# Goblin mini or billow nano or subtank



## dwayne19420 (31/10/15)

Hi all vape vets I'm in need of a new tank ... I managed to break a a virtually indestructible tank yesterday dropped my ego one mega and fractured the glass.
I managed to repair it for now, how long it lasts who knows.
I would like to get a new tank before it gives up.
I like the goblin mini but I have been told it's hard to build so above are my choices. I'm not sure which one to get.... my heart is still set on the goblin.? 

Sent from my GT-I9500 using Tapatalk


----------



## Tom. F (31/10/15)

I'm not sure if I could go back to bottom filling through a screw as is the case with the goblin mini. The tank looks great and I love how low profile it is. It seems to perform well too. However as a daily driver I think I would get frustrated with the screw filling especially given how small the tanks capacity is. As far as I know our can top fill the billow nano. If it performs anything like the full size billow that would be my choice.

Reactions: Like 1


----------



## LJRanger (31/10/15)

Hi Dwayne

The Goblin mini has a small build deck which can be difficult to build on in the beginning, but you will become accustomed to it rather quickly. It also comes with an adapter that enables you to use it in single coil mode. If your looking for a tank that is easy and quick to build on I'd say go with the subtank mini it also uses commercial coils so you won't be restricted to only rebuilding. I don't have any experience with the Billow so can't say anything about it. If your after flavour and vapour your best bet out of your options above would be the Goblin mini imo.

Reactions: Agree 2


----------



## Pixstar (31/10/15)

I found building on the Goblin Mini quite easy actually, there some very good tips on this forum and on Youtube. The problem with the filling is real but you get used to it, my fear is losing the screws...i lost one already. The Kanger subtank minis are great but the flavour is muted when comparing it with the Goblin. I have no experience with the Billow.

Reactions: Agree 2


----------



## Frostbite (31/10/15)

I'm a huge fan of the Goblin Mini these days, if you slap some dual twisted 26g in there it vapes like a boss.

Reactions: Agree 1


----------



## Pixstar (31/10/15)

Agreed, I use 26/32 UD Kanthal A1 Clapton wire, the pre-made stuff. Works like a dream for me.


----------



## Frostbite (31/10/15)

Sent from my iPhone using Tapatalk

Reactions: Like 2


----------



## Frostbite (31/10/15)

My pride and joy

Reactions: Like 1


----------



## Pixstar (31/10/15)

Frostbite said:


> My pride and joy


What temp you run? Ohms?


----------



## Frostbite (31/10/15)

0.14Ohm build. 10 Wraps Nichrome at the moment (Dual) On the hex ohm about 5v. (+-40w)

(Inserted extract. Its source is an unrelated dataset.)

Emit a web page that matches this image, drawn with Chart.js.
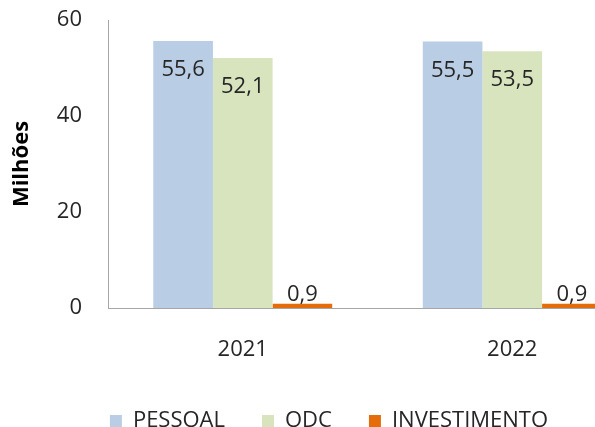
<!DOCTYPE html>
<html>
<head>
<meta charset="utf-8">
<script src="https://cdn.jsdelivr.net/npm/chart.js@4"></script>
<style>
  html, body { margin: 0; padding: 0; overflow: hidden; background: #fff; }
  canvas { display: block; }
</style>
</head>
<body>
<canvas id="barChart" width="658" height="442"></canvas>
<script>
// Dados
const anos = ['2021', '2022'];
const pessoal = [55.6, 55.5];
const odc = [52.1, 53.5];
const investimento = [0.9, 0.9];
const ticksY = [0, 20, 40, 60];

const fonte = '"Open Sans", sans-serif';

// rótulos dos valores (vírgula decimal)
const rotulos = {
    id: 'rotulos',
    afterDatasetsDraw(chart) {
        const ctx = chart.ctx;
        ctx.save();
        ctx.font = '22px ' + fonte;
        ctx.fillStyle = '#262626';
        ctx.textAlign = 'center';
        ctx.textBaseline = 'middle';
        chart.data.datasets.forEach((ds, i) => {
            chart.getDatasetMeta(i).data.forEach((bar, j) => {
                const txt = ds.data[j].toFixed(1).replace('.', ',');
                const y = i < 2 ? bar.y + 29 : bar.y - 9;
                ctx.fillText(txt, bar.x, y);
            });
        });
        ctx.restore();
    }
};

const ctx = document.getElementById('barChart').getContext('2d');
const barChart = new Chart(ctx, {
    type: 'bar',
    data: {
        labels: anos,
        datasets: [
            { label: 'PESSOAL', data: pessoal, backgroundColor: '#b9cde5' },
            { label: 'ODC', data: odc, backgroundColor: '#d7e4bd' },
            { label: 'INVESTIMENTO', data: investimento, backgroundColor: '#e46c0a' }
        ]
    },
    options: {
        responsive: false,
        animation: false,
        layout: { padding: { left: 11, right: 11, top: 20, bottom: 0 } },
        datasets: {
            bar: { categoryPercentage: 0.664, barPercentage: 1 }
        },
        scales: {
            x: {
                grid: { display: false, drawTicks: false },
                border: { display: true, color: '#a6a6a6', width: 1 },
                ticks: { color: '#262626', font: { family: fonte, size: 22 }, padding: 29 },
                afterFit(scale) { scale.height = 65; }
            },
            y: {
                min: 0,
                max: 60,
                afterBuildTicks(scale) { scale.ticks = ticksY.map(v => ({ value: v })); },
                grid: { display: false, drawTicks: true, tickLength: 26 },
                border: { display: true, color: '#a6a6a6', width: 1 },
                ticks: { color: '#262626', font: { family: fonte, size: 22 }, padding: 0 },
                title: {
                    display: true,
                    text: 'Milhões',
                    color: '#000',
                    font: { family: fonte, size: 22, weight: 'bold', lineHeight: 1 },
                    padding: 0
                },
                afterFit(scale) { scale.width = 97; }
            }
        },
        plugins: {
            legend: {
                position: 'bottom',
                labels: {
                    color: '#262626',
                    font: { family: fonte, size: 22 },
                    boxWidth: 12,
                    boxHeight: 12,
                    padding: 37
                }
            },
            tooltip: { enabled: false }
        }
    },
    plugins: [rotulos]
});
</script>
</body>
</html>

but Normally a 2.5ID 4 wrap twisted (dual)

Reactions: Thanks 1


----------



## Stosta (12/4/16)

Hey @Frostbite and @Pixstar (and whoever else might be able to help). I was lent one of these to try out by @Rob Fisher , and it seems like a really cool tank! However, at some point during my first run with it last night is started leaking, and I mean a full tank emptied out through the bottom of this thing. I couldn't see where, it seemed to fast to be anything to do with the full screw which was firmly in place. Do you guys have any advice on what I might have done wrong? Thanks!

Reactions: Agree 1


----------



## Pixstar (12/4/16)

Hi @Stosta . Are you referring to the Silverplay Nano? If so, the only time I've had a leak as you mentioned is when I wicked too little. Too much and you get dry hits. The wick must be about half way down the juice channels. Also helps to raise your coils, more or less in line with the top of the posts. If you're referring to the Goblin Mini, I have never had a leak (only the usual ''sweating'' at the bottom due to the condensation of bottom airflow. I use mine with no o-ring on the fill screws and I have never had any leaks. Same for the Silverplay Nano. I find with the Goblin Mini that even with a very short wick, (in line or just below the top of juice channel) I still get no leaks and it performs best. Hope this helps.

Reactions: Thanks 1


----------



## Pixstar (12/4/16)

Also, for both tanks, trimming the ends of the wicks into a v-shape works great.

Reactions: Thanks 1


----------



## Frostbite (12/4/16)

Hey, might have been the wicking. It takes a couple attempts to get this guy running smoothly.Be sure to have the end of the cotton cover the juice holes, not too tight just prime the wick and guide them in the juice channel then screw the chimney on.

Reactions: Thanks 1


----------



## Stosta (12/4/16)

Pixstar said:


> Hi @Stosta . Are you referring to the Silverplay Nano? If so, the only time I've had a leak as you mentioned is when I wicked too little. Too much and you get dry hits. The wick must be about half way down the juice channels. Also helps to raise your coils, more or less in line with the top of the posts. If you're referring to the Goblin Mini, I have never had a leak (only the usual ''sweating'' at the bottom due to the condensation of bottom airflow. I use mine with no o-ring on the fill screws and I have never had any leaks. Same for the Silverplay Nano. I find with the Goblin Mini that even with a very short wick, (in line or just below the top of juice channel) I still get no leaks and it performs best. Hope this helps.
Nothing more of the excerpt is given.